Go for 2TB. Its like asking whether to buy 2 500GB or 1TB? lol.


----------



## swatkats (Oct 20, 2012)

Buy 2TB Directly. Or you could buy 1Tb+1Tb Internal.


----------



## Flash (Oct 20, 2012)

I guess 2TB comes around 6~7 k, whereas 2 1TB's will cost you >8k.


----------



## whitestar_999 (Oct 20, 2012)

current price of seagate internal 2tb 5900 rpm is ~5800 in nehru place,delhi.


----------



## Flash (Oct 20, 2012)

Ok. Flipkart is overpriced and lists 2 TB WD Caviar as 6.1k.


----------



## ajaymailed (Oct 20, 2012)

thanks for the suggestions guyz. Although i am using Computer since a decade, never had a HDD Failing, only had corrupted partition which i had to format. I also wanted to know about using Enclosure/Case for internal HDD to use it as an external HDD as well. can i use it just like external hard disk, with power, USB etc.


----------



## gameranand (Oct 21, 2012)

Yes if you buy a enclosure then you can use the HDD as an external HDD without any problems. 
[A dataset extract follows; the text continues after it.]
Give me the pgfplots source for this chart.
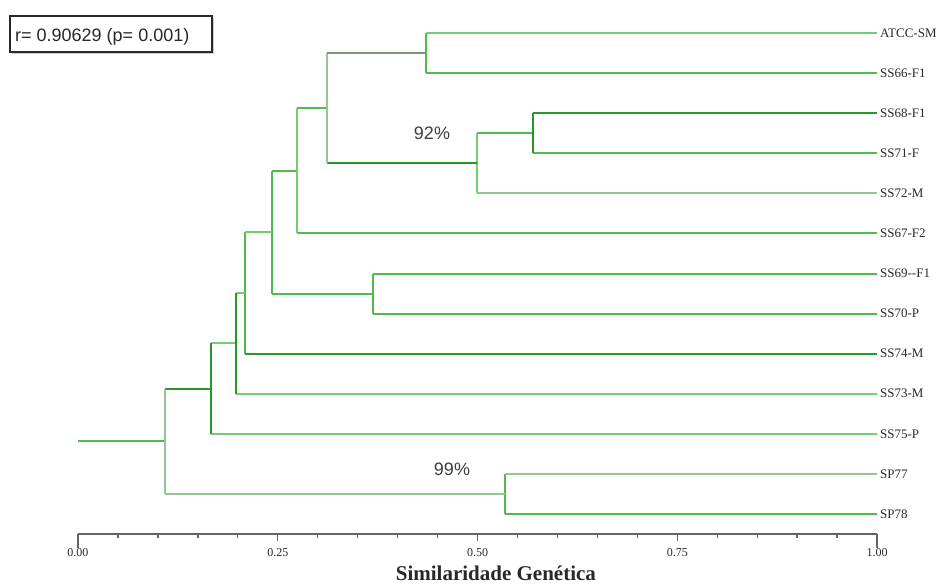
\documentclass[border=0pt]{standalone}
\usepackage{fontspec}
\setmainfont{Liberation Serif}
\newfontfamily\arialf{Liberation Sans}
\usepackage{pgfplots}
\pgfplotsset{compat=1.18}
\definecolor{gL}{RGB}{115,205,115}
\definecolor{gM}{RGB}{80,185,80}
\definecolor{gD}{RGB}{40,150,40}
\definecolor{gG}{RGB}{145,200,145}
\definecolor{gGD}{RGB}{120,150,120}
\definecolor{axgray}{RGB}{100,100,100}
\definecolor{txt}{RGB}{40,40,40}
\tikzset{leaf/.style={anchor=west, inner sep=0pt, xshift=3pt, text=txt, font=\fontsize{13}{13}\selectfont}}
\begin{document}
\begin{tikzpicture}
\useasboundingbox (0,0) rectangle (943pt,585pt);
\begin{axis}[
  at={(78pt,51pt)}, anchor=south west,
  scale only axis, width=799pt, height=533pt,
  xmin=0, xmax=1, ymin=0.5, ymax=13.8,
  axis x line*=bottom, axis y line=none,
  x axis line style={-, color=axgray, line width=1.8pt},
  xtick={0,0.25,0.5,0.75,1},
  xticklabels={0.00,0.25,0.50,0.75,1.00},
  minor x tick num=4,
  xtick align=outside,
  major tick length=7pt, minor tick length=4pt,
  every tick/.style={color=axgray, line width=1.3pt},
  every minor tick/.style={color=axgray, line width=1.3pt},
  xticklabel style={font=\fontsize{12}{12}\selectfont, text=txt, yshift=-4pt},
  ytick=\empty,
  clip=false,
  unbounded coords=jump,
  xlabel={\textbf{Similaridade Genética}},
  xlabel style={font=\fontsize{21}{21}\selectfont, text=txt, inner sep=0pt, at={(rel axis cs:0.523,0)}, anchor=base, yshift=-47pt},
]
% medium green segments
\addplot[gM, line width=2pt, line join=round] coordinates {
(0.4355,12) (1,12) (nan,nan)
(0.4355,13) (0.4355,12) (nan,nan)
(0.5695,10) (1,10) (nan,nan)
(0.4994,10.5) (0.5695,10.5) (nan,nan)
(0.2741,11.125) (0.3116,11.125) (nan,nan)
(0.2741,8) (1,8) (nan,nan)
(0.2428,9.5625) (0.2741,9.5625) (nan,nan)
(0.3692,7) (1,7) (nan,nan)
(0.3692,6) (1,6) (nan,nan)
(0.3692,7) (0.3692,6) (nan,nan)
(0.2428,6.5) (0.3692,6.5) (nan,nan)
(0.2428,9.5625) (0.2428,6.5) (nan,nan)
(0.2090,8.03125) (0.2090,5) (nan,nan)
(0.5344,1) (1,1) (nan,nan)
(0.5344,2) (0.5344,1) (nan,nan)
(0,2.8145) (0.1089,2.8145)
};
% light green segments
\addplot[gL, line width=2pt, line join=round] coordinates {
(0.4355,13) (1,13) (nan,nan)
(0.4994,10.5) (0.4994,9) (nan,nan)
(0.2741,11.125) (0.2741,8) (nan,nan)
(0.2090,8.03125) (0.2428,8.03125) (nan,nan)
(0.1977,6.5156) (0.2090,6.5156) (nan,nan)
(0.1977,4) (1,4) (nan,nan)
(0.1665,5.2578) (0.1977,5.2578) (nan,nan)
(0.1665,3) (1,3)
};
% dark green segments
\addplot[gD, line width=2pt, line join=round] coordinates {
(0.5695,11) (1,11) (nan,nan)
(0.5695,11) (0.5695,10) (nan,nan)
(0.3116,9.75) (0.4994,9.75) (nan,nan)
(0.2090,5) (1,5) (nan,nan)
(0.1977,6.5156) (0.1977,4) (nan,nan)
(0.1665,5.2578) (0.1665,3) (nan,nan)
(0.1089,4.1289) (0.1665,4.1289)
};
% grayish green segments
\addplot[gG, line width=2pt, line join=round] coordinates {
(0.4994,9) (1,9) (nan,nan)
(0.3116,12.5) (0.3116,9.75) (nan,nan)
(0.5344,2) (1,2) (nan,nan)
(0.1089,1.5) (0.5344,1.5) (nan,nan)
(0.1089,4.1289) (0.1089,1.5)
};
\addplot[gGD, line width=2pt] coordinates {(0.3116,12.5) (0.4355,12.5)};
% end ticks
\draw[axgray, line width=1.5pt] (axis cs:0,0.5) -- ++(0,6pt);
\draw[axgray, line width=1.5pt] (axis cs:1,0.5) -- ++(0,6pt);
% leaf labels
\node[leaf] at (axis cs:1,13) {ATCC-SM};
\node[leaf] at (axis cs:1,12) {SS66-F1};
\node[leaf] at (axis cs:1,11) {SS68-F1};
\node[leaf] at (axis cs:1,10) {SS71-F};
\node[leaf] at (axis cs:1,9) {SS72-M};
\node[leaf] at (axis cs:1,8) {SS67-F2};
\node[leaf] at (axis cs:1,7) {SS69-{}-F1};
\node[leaf] at (axis cs:1,6) {SS70-P};
\node[leaf] at (axis cs:1,5) {SS74-M};
\node[leaf] at (axis cs:1,4) {SS73-M};
\node[leaf] at (axis cs:1,3) {SS75-P};
\node[leaf] at (axis cs:1,2) {SP77};
\node[leaf] at (axis cs:1,1) {SP78};
\end{axis}
% correlation box
\fill[gray!40] (12pt,531pt) rectangle (214pt,567pt);
\filldraw[fill=white, draw=txt, line width=1.5pt] (10pt,533pt) rectangle (212pt,569pt);
\node[anchor=base west, inner sep=0pt, text=txt, font=\arialf\fontsize{18}{18}\selectfont] at (15pt,543.5pt) {r= 0.90629 (p= 0.001)};
\node[anchor=base, inner sep=0pt, text=txt!90, font=\arialf\fontsize{18}{18}\selectfont] at (432pt,445.5pt) {92\%};
\node[anchor=base, inner sep=0pt, text=txt!90, font=\arialf\fontsize{18}{18}\selectfont] at (452pt,109.5pt) {99\%};
\end{tikzpicture}
\end{document}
Yes if you buy a enclosure then you can use the HDD as an external HDD without any problems.


----------



## Skud (Oct 21, 2012)

If you have extra money, go for a couple of 1TB drives. I have bad experience with both WD & Seagate 2TB drives. If money is a concern and data is not so important, then go for 2TB.


----------



## gameranand (Oct 21, 2012)

Also better get WD Black series or Blue series rather than Green series. Many say that Green series is not that reliable.


----------



## Skud (Oct 21, 2012)

Blue series doesn't have any 2TB drive afaik. Black series are too costly and not so easily available. And Seagate Green series are also not reliable.


----------



## gameranand (Oct 22, 2012)

Yeah but WD Green series had some issues IIRC. Many didn't liked them, also OP didn't gave any budget so I suggested that.


----------



## havoknation (Oct 22, 2012)

WD is good till 1TB as lot of incidents reported for 2TB Greem failure. better stick to Seagate in case of 2TB.


----------



## gameranand (Oct 22, 2012)

Segate is also not without issues. They have issues also and they provide 1 year warranty only unlike 2 year for WD.


----------



## nikku_hot123 (Oct 22, 2012)

I am also willing to purchase 1tb internal hard disk, i searched almost all online sites but unable to get WD 1Tb cavier blue..can anybody help me????


----------



## gameranand (Oct 22, 2012)

Did you searched for it in Flipkart, SMC, snapdeal, primeabgb etc ???


----------



## ajaymailed (Oct 24, 2012)

> Yeah but WD Green series had some issues IIRC. Many didn't liked them, also OP didn't gave any budget so I suggested that.


My budget 1 Tb is around 5K and for 2 TB  its max 7K.



nikku_hot123 said:


> I am also willing to purchase 1tb internal hard disk, i searched almost all online sites but unable to get WD 1Tb cavier blue..can anybody help me????


WD Caviar Blue 1 TB Desktop Internal SATA Hard Disk WD10EALX


----------